Evolving in Shadows: The Oxygen-Poor Origins of Complex Life

A Dolomite Sample From the Cambrian Muav Formation

A dolomite sample from the Cambrian Muav formation was seen through a microscope. Multiple generations of mineral growth can be seen. In the study we used a laser-ablation system to sample specific mineral fabrics and measure their U- and Pb compositions. Credit: Uri Ryb

A recent study presents an innovative use of dolomite U-Pb geochronology, offering fresh insights into the development of ancient marine ecosystems. Through identifying variations in the U-Pb ratios of dolomite samples, researchers have established a dependable method for estimating the oxygen levels in ancient marine settings, crucial environments where the earliest animals originated and developed.

Their findings reveal a significant rise in marine oxygenation during the Late Paleozoic era (400 million years ago), hundreds of millions of years after the emergence of animal life. These findings suggest that early animals have evolved in oceans that were mostly oxygen-poor, and deepen our understanding of interactions between ecosystems and the evolution of complex life forms. Understanding these relationships provides critical context for future observations of exoplanet’s atmospheres using the new generation of space telescopes in search for extra-terrestrial life.

A Novel Approach to Marine Oxygenation

Dr. Uri Ryb and Dr. Michal Ben-Israel from the Institute of Earth Sciences at the Hebrew University, along with their collaborators, have made an important discovery in Earth sciences. Their study, published in Nature Communications, introduces a new approach to reconstruct the rise of oxygen in ancient marine environments using U and Pb measurements in dolomite rocks spanning the last 1.2 billion years.

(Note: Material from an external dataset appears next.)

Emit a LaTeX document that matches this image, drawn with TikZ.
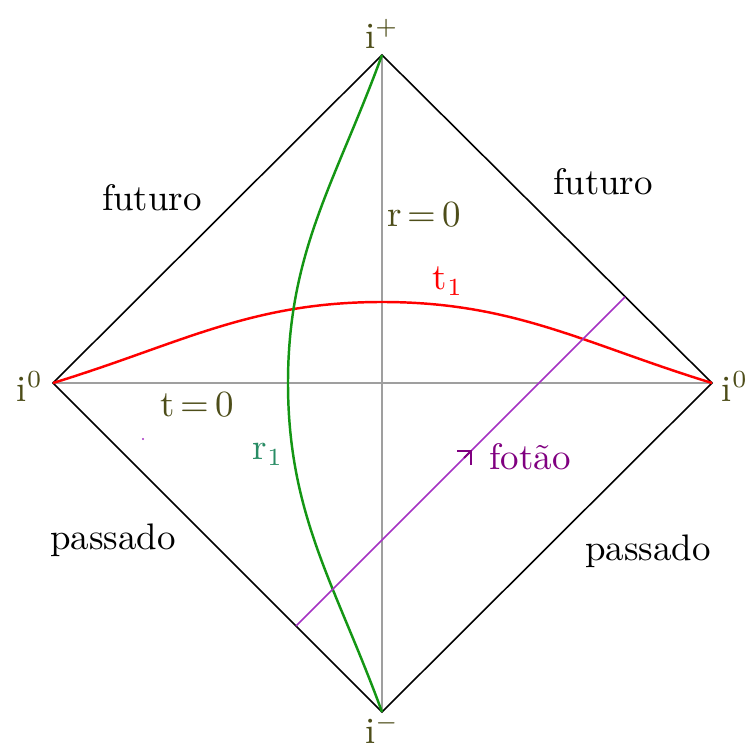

Paleozoic Sedimentary Rock

Showing the Paleozoic sedimentary rock sequence at the Grand Canyon – from which samples were collected for this study. The steep cliffs are of marine limestone or dolomite formations. Credit: Uri Ryb

Scientists commonly estimated the oxygen levels in ancient oceans from the composition of ‘redox-sensitive’ elements preserved in ancient sedimentary rocks. But, these compositions can be easily altered in the course of geological history. The team overcame this challenge by developing a new approach that uses dolomite U-Pb dating to detect signals of oxygenation that are resistant to such alteration, giving us an unbiased perspective on marine oxygenation dynamics.

Insights on Ancient Marine Oxygenation

Their record indicates a dramatic increase in the oxygenation of the oceans during the Late Paleozoic era, hundreds of millions of years after the emergence of the first animals. This aligns with other evidence indicating the oxygenation of the ocean at the same time, supports the hypothesis that animals have evolved in oceans that were mostly oxygen-limited, and suggests that changes in ocean oxygen were driven by evolution.

According to Dr. Ryb, these discoveries not only enhance our understanding of ancient Earth ecosystems but also have implications for the search of extraterrestrial life. “Revealing the dynamics between evolution and oxygen levels in early Earth environments can put observations on the atmospheric composition of exoplanets that now become available through the new generation of space telescopes in context. Specifically, suggesting that low levels of oxygen are sufficient for complex life-forms to thrive.”

Reference: “Late Paleozoic oxygenation of marine environments supported by dolomite U-Pb dating” by Michal Ben-Israel, Robert M. Holder, Lyle L. Nelson, Emily F. Smith, Andrew R. C. Kylander-Clark and Uri Ryb, 3 April 2024, Nature Communications.
DOI: 10.1038/s41467-024-46660-7

The study was funded by the Israel Science Foundation and the Johns Hopkins University.